A vigorous new fitness regime has paid dividends for the netball teams this year, with the firsts storming into genuine promotion contention with three wins from four, in addition to early progress in the knockout cup. A strong sense of cohesion within the squad has frequently proved the winning ingredient in the kind of attritional and aggressive matches common in their present league and they look set to dominate Varsity and Roses next year. This winning mentality seems to have rubbed off on both the seconds, who remain unbeaten, and the thirds, generating a feel-good factor which will prove hard to break down.
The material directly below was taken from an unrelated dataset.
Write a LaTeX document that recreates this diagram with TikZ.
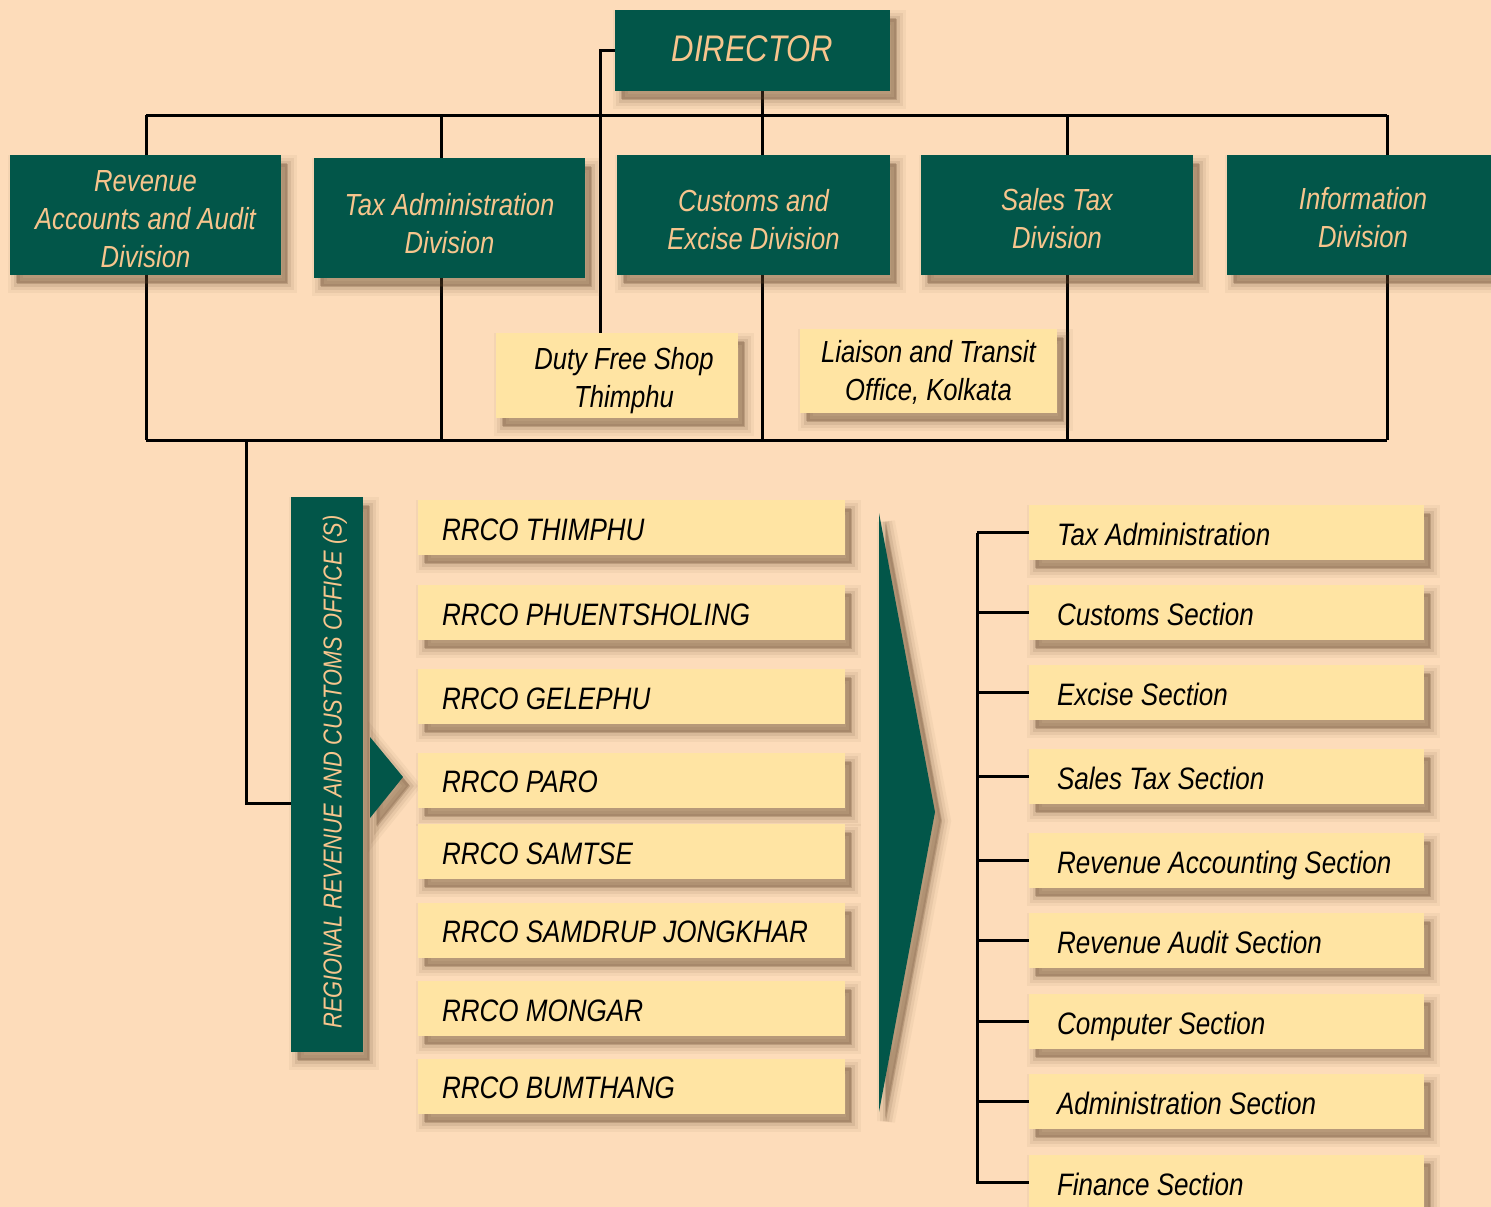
\documentclass[tikz,border=0pt]{standalone}
\usepackage{fontspec}
\setmainfont{Liberation Sans}[FakeStretch=0.84]
\usetikzlibrary{shadows,backgrounds}
\definecolor{bgc}{RGB}{253,220,186}
\definecolor{dgreen}{RGB}{2,86,73}
\definecolor{peachtxt}{RGB}{247,197,141}
\definecolor{ylw}{RGB}{255,228,163}
\definecolor{shc}{RGB}{95,65,40}
\tikzset{
  blurshadow/.style={
    general shadow={fill=shc,draw=shc,line width=18pt,opacity=0.05,shadow xshift=7pt,shadow yshift=-9pt},
    general shadow={fill=shc,draw=shc,line width=12pt,opacity=0.08,shadow xshift=7pt,shadow yshift=-9pt},
    general shadow={fill=shc,draw=shc,line width=6pt,opacity=0.11,shadow xshift=7pt,shadow yshift=-9pt},
    general shadow={fill=shc,opacity=0.22,shadow xshift=6pt,shadow yshift=-8pt}},
  gbox/.style={fill=dgreen,inner sep=0pt,blurshadow},
  gtxt/.style={text=peachtxt,align=center,inner sep=0pt,
    font=\itshape\fontsize{30.5}{38}\selectfont},
  ytxt/.style={text=black,align=center,inner sep=0pt,
    font=\itshape\fontsize{30.5}{38}\selectfont},
  ybox/.style={fill=ylw,inner sep=0pt,blurshadow},
  rrbox/.style={fill=ylw,text=black,align=flush left,inner xsep=24pt,inner ysep=0pt,
    text width=379pt,minimum height=55pt,text height=25pt,text depth=0pt,blurshadow,
    font=\itshape\fontsize{31}{38}\selectfont},
  secbox/.style={fill=ylw,text=black,align=flush left,inner xsep=28pt,inner ysep=0pt,
    text width=339pt,minimum height=55pt,text height=26pt,text depth=0pt,blurshadow,
    font=\itshape\fontsize{31}{38}\selectfont},
  conn/.style={draw=black,line width=3pt},
}
\begin{document}
\begin{tikzpicture}[x=1pt,y=-1pt]
\begin{scope}[on background layer]
  \fill[bgc] (0,0) rectangle (1491,1207);
\end{scope}
\useasboundingbox (0,0) rectangle (1491,1207);

% top level
\node[gbox,minimum width=275pt,minimum height=81pt,
  label={[gtxt,font=\itshape\fontsize{37}{44}\selectfont,yshift=2pt]center:DIRECTOR}] (dir) at (752.5,50.5) {};

\node[gbox,minimum width=271pt,minimum height=120pt,
  label={[gtxt,yshift=-4pt]center:{Revenue\\Accounts and Audit\\Division}}] (rev) at (145.5,215) {};
\node[gbox,minimum width=271pt,minimum height=120pt,
  label={[gtxt,yshift=-6pt]center:{Tax Administration\\Division}}] (tax) at (449.5,218) {};
\node[gbox,minimum width=273pt,minimum height=120pt,
  label={[gtxt,yshift=-5pt]center:{Customs and\\Excise Division}}] (cus) at (753.5,215) {};
\node[gbox,minimum width=272pt,minimum height=120pt,
  label={[gtxt,yshift=-4pt]center:{Sales Tax\\Division}}] (sal) at (1057,215) {};
\node[gbox,minimum width=272pt,minimum height=120pt,
  label={[gtxt,yshift=-3pt]center:{Information\\Division}}] (inf) at (1363,215) {};

\node[ybox,minimum width=242pt,minimum height=85pt,
  label={[ytxt,yshift=-6pt,xshift=7pt]center:{Duty Free Shop\\Thimphu}}] (dfs) at (617,375) {};
\node[ybox,minimum width=257pt,minimum height=84pt,
  label={[ytxt,yshift=-1pt]center:{Liaison and Transit\\Office, Kolkata}}] (lia) at (928.5,371) {};

% regional office vertical box
\node[gbox,minimum width=72pt,minimum height=555pt,
  label={[gtxt,rotate=90,xshift=2.5pt,yshift=-8pt,font=\itshape\fontsize{26}{30}\selectfont]center:REGIONAL REVENUE AND CUSTOMS OFFICE (S)}] (rrv) at (327,774.5) {};
\fill[dgreen,blurshadow] (370,737) -- (403,777) -- (370,818) -- cycle;

% RRCO boxes
\node[rrbox] (r1) at (631.5,527.5) {RRCO THIMPHU};
\node[rrbox] (r2) at (631.5,612.5) {RRCO PHUENTSHOLING};
\node[rrbox] (r3) at (631.5,696.5) {RRCO GELEPHU};
\node[rrbox] (r4) at (631.5,780) {RRCO PARO};
\node[rrbox] (r5) at (631.5,851.5) {RRCO SAMTSE};
\node[rrbox] (r6) at (631.5,930) {RRCO SAMDRUP JONGKHAR};
\node[rrbox] (r7) at (631.5,1008.5) {RRCO MONGAR};
\node[rrbox] (r8) at (631.5,1086) {RRCO BUMTHANG};

% big arrow
\fill[dgreen,blurshadow] (879,513) -- (935,812) -- (879,1112) -- cycle;

% sections
\node[secbox] (s1) at (1226.5,532.5) {Tax Administration};
\node[secbox] (s2) at (1226.5,612.5) {Customs Section};
\node[secbox] (s3) at (1226.5,692) {Excise Section};
\node[secbox] (s4) at (1226.5,776.5) {Sales Tax Section};
\node[secbox] (s5) at (1226.5,860.5) {Revenue Accounting Section};
\node[secbox] (s6) at (1226.5,940.5) {Revenue Audit Section};
\node[secbox] (s7) at (1226.5,1021.5) {Computer Section};
\node[secbox] (s8) at (1226.5,1101.5) {Administration Section};
\node[secbox] (s9) at (1226.5,1182.5) {Finance Section};

% coordinates
\coordinate (tb1) at (146,115);
\coordinate (tb2) at (441,115);
\coordinate (tb3) at (762,115);
\coordinate (tb4) at (1067,115);
\coordinate (tb5) at (1387,115);
\coordinate (bb1) at (146,440);
\coordinate (bb2) at (441,440);
\coordinate (bb3) at (762,440);
\coordinate (bb4) at (1067,440);
\coordinate (bb5) at (1387,440);
\coordinate (dfsk) at (600,332);
\coordinate (rrk) at (246,440);
\coordinate (rrj) at (246,803);
\coordinate (sk) at (977,532.5);

\begin{scope}[on background layer]
  \draw[conn] (tb1) -- (tb5);
  \draw[conn] (bb1) -- (bb5);
  \draw[conn] (tb1) -- (bb1);
  \draw[conn] (tb2) -- (bb2);
  \draw[conn] (dir.south -| tb3) -- (bb3);
  \draw[conn] (tb4) -- (bb4);
  \draw[conn] (tb5) -- (bb5);
  \draw[conn] (dir.west) -| (dfsk) -- (dfs.north -| dfsk);
  \draw[conn] (rrk) -- (rrj) -- (rrj -| rrv.west);
  \draw[conn] (sk) |- (s9.west);
  \foreach \s in {s1,s2,s3,s4,s5,s6,s7,s8,s9}{
    \draw[conn] (\s.west -| sk) -- (\s.west);
  }
\end{scope}
\end{tikzpicture}
\end{document}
Competing at the very highest standard in the BUCS League pyramid, the men’s fencing team have acquitted themselves very well, achieving victories in their first two matches against Keele and Newcastle. Sadly, this excellent start wasn’t maintained, as defeats in their next couple of duels provided a reality check. The team must regroup and refocus next week for the visit of Bangor.
Similarly, the men’s volleyball team have encountered mixed fortunes competing in Northern Conference 1A, with two victories and two losses, but they remain well placed to retain their status in this division. Sadly, their female counterparts are still searching for their first win of the year, although they have played two fewer matches.
Other teams struggling to find their momentum include the men’s basketball and hockey. Handicapped by the perennial late start of York’s term in relation to the BUCS fixtures, the basketballers are gradually finding some rhythm, albeit without the success they crave. The hockey players are still searching for their opening league win and recently suffered a disappointing exit in the cup.
When success for the tennis teams are also added into the mix, the on-field state of sport at York remains as strong as it’s ever been. Hopefully, this early season optimism will be translated into BUCS silverware in the lighter nights and warmer climes of Spring.